Bases: UtilityFunction

Wrapper for user-defined custom utility functions.

This class allows users to provide their own utility functions for specialized applications beyond the standard use cases. The custom function receives normalized measurement counts as a dictionary mapping bitstrings to probabilities and should return a scalar utility value.

This flexibility enables GADD optimization for novel quantum algorithms or specialized error suppression goals not covered by the built-in utility functions. The custom function should be deterministic and return values in a consistent range to ensure proper genetic algorithm convergence.

Parameters:

function – Custom function taking normalized counts dict and returning float.
name – Optional descriptive name for the utility function.

Example

>>> def my_utility(counts):
...     return counts.get("000", 0) + 0.5 * counts.get("001", 0)
>>> utility = CustomUtility(my_utility, "Custom Weighting")

__init__(function: Callable[[Dict[str, float]], float], name: str | None = 'Custom Utility')[source]¶

compute(counts: QuasiDistribution | Counts | Dict[str | int, float]) → float[source]¶: Compute utility value from measurement counts.

get_name() → str[source]¶: Get the name of the utility function.

__str__() → str[source]¶: Return human-readable string representation.

class gadd.utility_functions.UtilityFactory[source]¶

Bases: object

Factory class providing convenient creation methods for common utility functions.

This factory simplifies the instantiation of utility functions for common use cases in dynamical decoupling optimization.
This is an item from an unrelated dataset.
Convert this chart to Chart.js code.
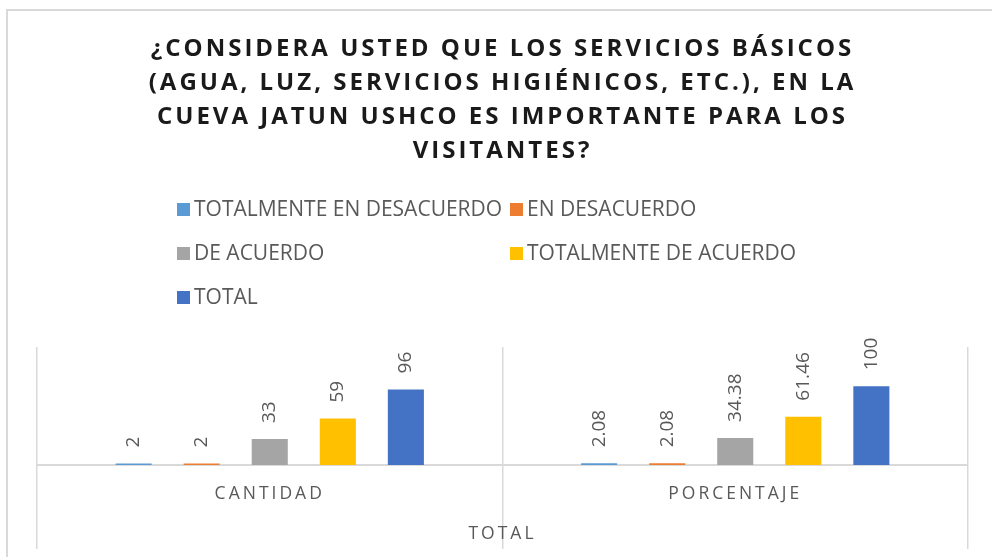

It provides static methods that encapsulate the parameter setup for standard utility functions, reducing boilerplate code and potential configuration errors.

The factory methods correspond to the main experimental scenarios described in the GADD paper: success probability for oracular algorithms, 1-norm distance for state preparation tasks, GHZ state fidelity for entanglement benchmarks, and custom functions for specialized applications.

Example

>>> # Create utility for Bernstein-Vazirani with target "101"
>>> utility = UtilityFactory.success_probability("101")
>>>
>>> # Create utility for 4-qubit GHZ state
>>> ghz_utility = UtilityFactory.ghz_state(4)

static success_probability(target_state: str | int) → UtilityFunction[source]¶: Create success probability utility function.

static one_norm(ideal_distribution: Dict[str | int, float]) → UtilityFunction[source]¶: Create 1-norm distance utility function.

static ghz_state(n_qubits: int) → UtilityFunction[source]¶: Create GHZ state utility function.

static custom(function: Callable[[Dict[str, float]], float], name: str = 'Custom Utility Function') → UtilityFunction[source]¶: Create custom utility function.